# How is Negative Temperature Hotter than Infinite Temperature?

Recently I have read articles stating that negative Kelvin has been achieved. I was a bit speculative at first as I though how can you get cold than 0 Kelvin, but after doing some research it makes sense on how this is possible.

However the one thing that I still not sure is that it stated that the temperature scale can't be thought as being linear but rather as a loop which goes in the following order, "+0 K, … , +300 K, … , +∞ K, −∞ K, … , −300 K, … , −0 K".

How can negative Kelvin be hotter than infinite temperature?
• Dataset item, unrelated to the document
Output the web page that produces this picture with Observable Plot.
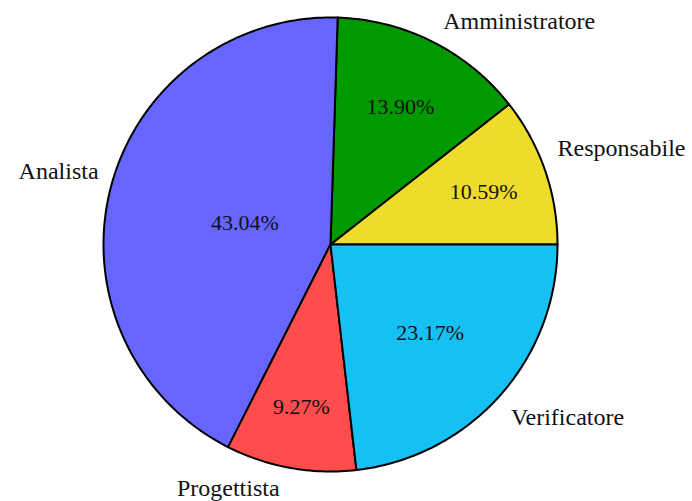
<!DOCTYPE html>
<html>
<head>
<meta charset="utf-8">
<script src="https://cdn.jsdelivr.net/npm/d3@7"></script>
<script src="https://cdn.jsdelivr.net/npm/@observablehq/plot@0.6"></script>
<style>
  html, body { margin: 0; padding: 0; background: #fff; }
</style>
</head>
<body>
<div id="chart"></div>
<script>
const categories = ["Responsabile", "Amministratore", "Analista", "Progettista", "Verificatore"];
const values = [10.59, 13.90, 43.04, 9.27, 23.17];
const colors = ["#eedc2d", "#009900", "#6666ff", "#ff4c4c", "#17c0f2"];

// layout nudges for the outer labels (pixels), in category order
const labelNudgeX = [-9, 0, 10, -7, -6];
const labelNudgeY = [-15, 0, -11, -2, 7];

const total = d3.sum(values);
let acc = 0;
const slices = categories.map((c, i) => {
  const a0 = acc / total * 2 * Math.PI;
  acc += values[i];
  const a1 = acc / total * 2 * Math.PI;
  return {i, cat: c, value: values[i], share: values[i] / total, a0, a1, mid: (a0 + a1) / 2};
});

// polygon points for each slice (counterclockwise from 3 o'clock)
const pts = [];
for (const s of slices) {
  pts.push({cat: s.cat, x: 0, y: 0});
  const n = Math.max(4, Math.ceil((s.a1 - s.a0) / (Math.PI / 180)));
  for (let k = 0; k <= n; k++) {
    const a = s.a0 + (s.a1 - s.a0) * k / n;
    pts.push({cat: s.cat, x: Math.cos(a), y: Math.sin(a)});
  }
  pts.push({cat: s.cat, x: 0, y: 0});
}

const labels = slices.map(s => ({
  cat: s.cat, x: 1.1 * Math.cos(s.mid), y: 1.1 * Math.sin(s.mid),
  anchor: Math.cos(s.mid) >= 0 ? "start" : "end",
  dx: labelNudgeX[s.i], dy: labelNudgeY[s.i]
}));
const pcts = slices.map(s => {
  const r = 0.82 - s.share;
  return {t: s.value.toFixed(2) + "%", x: r * Math.cos(s.mid), y: r * Math.sin(s.mid)};
});

const font = "'Liberation Serif', 'DejaVu Serif', serif";

const labelMarks = labels.map(d =>
  Plot.text([d], {x: "x", y: "y", text: "cat", textAnchor: d.anchor, fontSize: 24, fill: "#111", dx: d.dx, dy: d.dy})
);

const chart = Plot.plot({
  width: 692,
  height: 501,
  marginLeft: 103,
  marginRight: 135,
  marginTop: 17,
  marginBottom: 30,
  x: {domain: [-1, 1], axis: null},
  y: {domain: [-1, 1], axis: null},
  color: {domain: categories, range: colors},
  style: {fontFamily: font, background: "#fff", overflow: "visible"},
  marks: [
    Plot.line(pts, {x: "x", y: "y", z: "cat", fill: "cat", stroke: "black", strokeWidth: 2, strokeLinejoin: "round", curve: "linear"}),
    ...labelMarks,
    Plot.text(pcts, {x: "x", y: "y", text: "t", fontSize: 22, fill: "#111"})
  ]
});
document.getElementById("chart").appendChild(chart);
</script>
</body>
</html>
• Related: Negative Kelvin Temperature
– user7951
Sep 4 '15 at 12:13
• I'd rather not think of negative absolute temperature as real; true, in some sense it has been achieved, but this sense is very different from what we commonly use. Think of it as a metaphor of sorts. Sep 4 '15 at 12:17

The other answer given is correct, but for completeness, I will give the thermodynamic, rather than statistical mechanics, explanation.

Thermodynamics gives us that $$\frac{\partial E}{\partial S}=T$$

This means that when entropy--as a function of energy--increases, the temperature must also increase.

On a macroscopic level, this makes perfect sense because you're never going to think about a system reaching a maximum temperature because energy and entropy are always going to increase together.

Of course, it must be remembered that this definition of temperature was being given long before people were thinking about quantum mechanics. Even more, they were only concerned with temperatures because they realized that they could use a temperature difference to get work out of a system. A good example of this is the Carnot heat engine. The reason I reference the Carnot heat engine is that it demonstrates that when temperature was being defined mathematically, which was around this time, they were concerned with heat flow. We know that heat flows from a hot body to a cold body, so this means, almost exclusively, that heat flows from high energy to low energy.

For instance, in a system with only two energy states containing $N$ particles, the state of maximum entropy is when $\frac N2$ particles are in both states 1 and 2. The state of maximum energy, however, is when all $N$ particles are in energy level 2.

That means, if we push beyond the state of maximum entropy, energy will increase as entropy decreases, hence, $\frac{\partial E}{\partial S} < 0$.

So, negative kelvin can be "hotter" than infinite temperature because our definition of temperature has nothing to do with "hotness" as we feel on the macroscopic level, it is merely an exchange between energy and entropy.

Furthermore, negative kelvin is hotter than infinite temperature, not because it would feel hotter, but because heat flows from the negative temperature object to the positive temperature object because we can demonstrate mathematically that the negative temperature object is in a higher energy state. It makes sense to think about it that way because 90% of chemistry is just looking for the low-energy state.

In regards to the issue of our temperature scale going in a loop, there is a solution to this using the thermodynamic beta, $$\beta=\frac{1}{kT}$$Consider this graph which shows that temperature as a function of energy is asymptotic and thus discontinuous, while $\beta$ is continuous as a function of energy.

Also worth pointing out is that $\beta$ has units of energy, and is thus more physically relevant than temperature because energy is fundamental to all matter, while temperature is basically nothing more than a mathematical construct to describe "hot" and "cold".

It is all about the definition of temperature itself.

All atoms of any compound with a temperature T have different energies associated with them, therefore temperature does not make sense on molecular levels. So when you look at the energy distribution of all atoms that form a compound, you will find its temperature on the spot of the energy E axis, that has the highest probability associated with it.

The probability for a specific energy value (or state) can be calculated with: $$P \propto e^{\frac{-\Delta E}{KT}}$$ $K$ being the Boltzmann constant.

In positive temperatures, you will always find more atoms in a lower energy state. So your probability P for finding atoms in higher energy states will decrease because $\Delta E$ is becoming bigger and bigger as you go up. But when you can get some atoms to stay in a higher energy state, which they would usualy not populate, then your probability has increased for that higher energy state. And the only way to fit this into the equation is to make T negative.

When you now bring a second compound B of any positive temperature to the original compound A, which has negative temperature, then energy will always flow from compound A to compound B. Which means A is hoter, regardless of the temperature of B. This is because this unusual energy state is very unstable and can only be maintained by an "atom trap".